Commentators struggled to understand the sin that brought about such harsh heavenly reactions. Some say that Nadav and Avihu made the offerings when they were a bit tipsy from wine, others that they were haughty and ambitious by doing that which was not commanded, or were guilty of excessive religious zeal, innovation, or refusal to marry. In any case, I want to focus on both Moses’ and Aaron’s different responses to the tragedy. Moses approaches Aaron and tells him, "this is what Adonai spoke of when he said: 'Among those who are close to me I will show myself holy; in the sight of all the people I will be honoured' " (Lev. 10:3). Moses is trying to comfort Aaron by saying that it was because of their closeness to God that Nadav and Avihu were chosen as “sacrifices” to make known God’s greatness. We often encounter similar imagery when we hear about the Holocaust in traditional settings: the victims were holy offerings, they died sanctifying God’s name. But Aaron’s reaction is quite different. He doesn’t even respond to Moses. The Torah just tells us “vaydom Aharon” (Lev. 9:3). Aaron remained silent. But vaydom implies more than silence. The same Hebrew root is used traditionally to describe the vegetable kingdom – domem. Aaron was so affected that for a few moments he was in a vegetative state. Whilst Moses jumped to try to find justifications or understandings for severe suffering, Aaron perceived all these to be futile. When faced with real tragedy, no explanation is ever good enough, no answer ever absolute.

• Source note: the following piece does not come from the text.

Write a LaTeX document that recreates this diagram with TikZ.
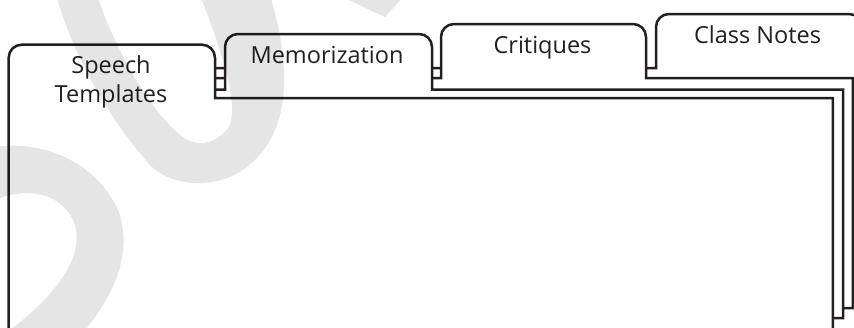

From Aaron perhaps we can learn an approach to the Holocaust. A horror of this magnitude can never really be comprehended. Trying to put in or take away God from the picture is futile and irrelevant. A similar approach was taken by survivor Eli Wiesel, who said that with regards to the Holocaust, it may be impossible to even formulate the right questions, let alone answer them. The Shoah simply leaves us with an inner void. A darkness of such degree irrevocably achieves such. Nevertheless, even though we are left without an understanding of the reasons behind the Holocaust, we have emerged with the firmest of understandings about its implications.
It is our duty to rise up in action to prevent such atrocities from repeating themselves in the future.